Re: [RFC PATCH 9/9] cxl/pci: Enable interrupts for CXL PCIe ports' AER internal errors

From: Terry Bowman
Date: Mon Jun 24 2024 - 12:46:16 EST


Hi Jonathan,

I added responses inline below.

On 6/20/24 08:15, Jonathan Cameron wrote:
> On Mon, 17 Jun 2024 15:04:11 -0500
> Terry Bowman <terry.bowman@xxxxxxx> wrote:
>
>> CXL RAS errors are reported through AER interrupts using the AER status:
>> correctbale internal errors (CIE) and AER uncorrectable internal errors
>
> correctable
>

Thanks.

>> (UIE).[1] But, the AER CIE/UIE are disabled by default preventing
>> notification of CXL RAS errors.[2]
>>
>> Enable CXL PCIe port RAS notification by unmasking the ports' AER CIE
>> and UIE errors.
>>
>> [1] CXL3.1 - 12.2.2 CXL Root Ports, Downstream Switch Ports, and Upstream
>> Switch Ports
>> [2] PCI6.0 - 7.8.4.3 Uncorrectable Error Mask Register (Offset 08h),
>> 7.8.4.6 Correctable Error Mask Register (Offset 14h)
>>
>> Signed-off-by: Terry Bowman <terry.bowman@xxxxxxx>
>
> I'm not sure doing this from a driver other than the one handling the
> errors makes sense.

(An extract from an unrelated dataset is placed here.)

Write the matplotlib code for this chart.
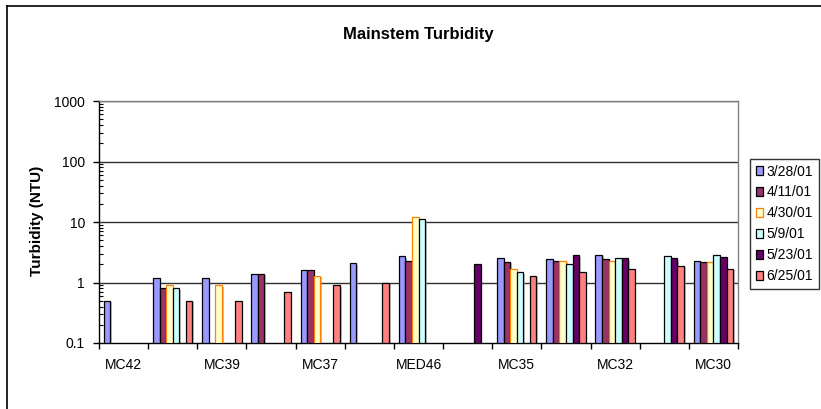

It is doing a couple of RMW without any locking
> or guarantees that the driver bound to the PCI port might care about
> this changing.
>

I think this could fit into the helper function mentioned in our earlier
discussion. When the portdrv's notifier enabler is called it could also
enable the UIE/CIE.

> I'd like more info on why we don't just turn this on in general
> and hence avoid the need to control it from the 'wrong' place.
>
> Jonathan
>

I was trying to enable only where needed given the one case is not a
pattern, yet. At this point it is only for CXL RCH downstream port
and CXL VH ports (portdrv).

Would you like for the UIE/CIE unmask added to the AER driver init ?

>
>
>> ---
>> drivers/cxl/core/pci.c | 12 ++++++++++++
>> 1 file changed, 12 insertions(+)
>>
>> diff --git a/drivers/cxl/core/pci.c b/drivers/cxl/core/pci.c
>> index e630eccb733d..73637d39df0a 100644
>> --- a/drivers/cxl/core/pci.c
>> +++ b/drivers/cxl/core/pci.c
>> @@ -861,6 +861,12 @@ void cxl_setup_parent_uport(struct device *host, struct cxl_port *port)
>> struct device *uport_dev = port->uport_dev;
>>
>> cxl_port_map_regs(uport_dev, map, regs);
>> +
>> + if (dev_is_pci(uport_dev)) {
>> + struct pci_dev *pdev = to_pci_dev(uport_dev);
>> +
>> + pci_aer_unmask_internal_errors(pdev);
>
> I'd skip the local variable for conciseness.
>
>> + }
>> }
>> EXPORT_SYMBOL_NS_GPL(cxl_setup_parent_uport, CXL);
>>
>> @@ -878,6 +884,12 @@ void cxl_setup_parent_dport(struct device *host, struct cxl_dport *dport)
>>
>> if (dport->rch)
>> cxl_disable_rch_root_ints(dport);
>> +
>> + if (dev_is_pci(dport_dev)) {
>> + struct pci_dev *pdev = to_pci_dev(dport_dev);
>> +
>> + pci_aer_unmask_internal_errors(pdev);
>
> likewise.
>

Got it.

Regards,
Terry

>> + }
>> }
>> EXPORT_SYMBOL_NS_GPL(cxl_setup_parent_dport, CXL);
>>
>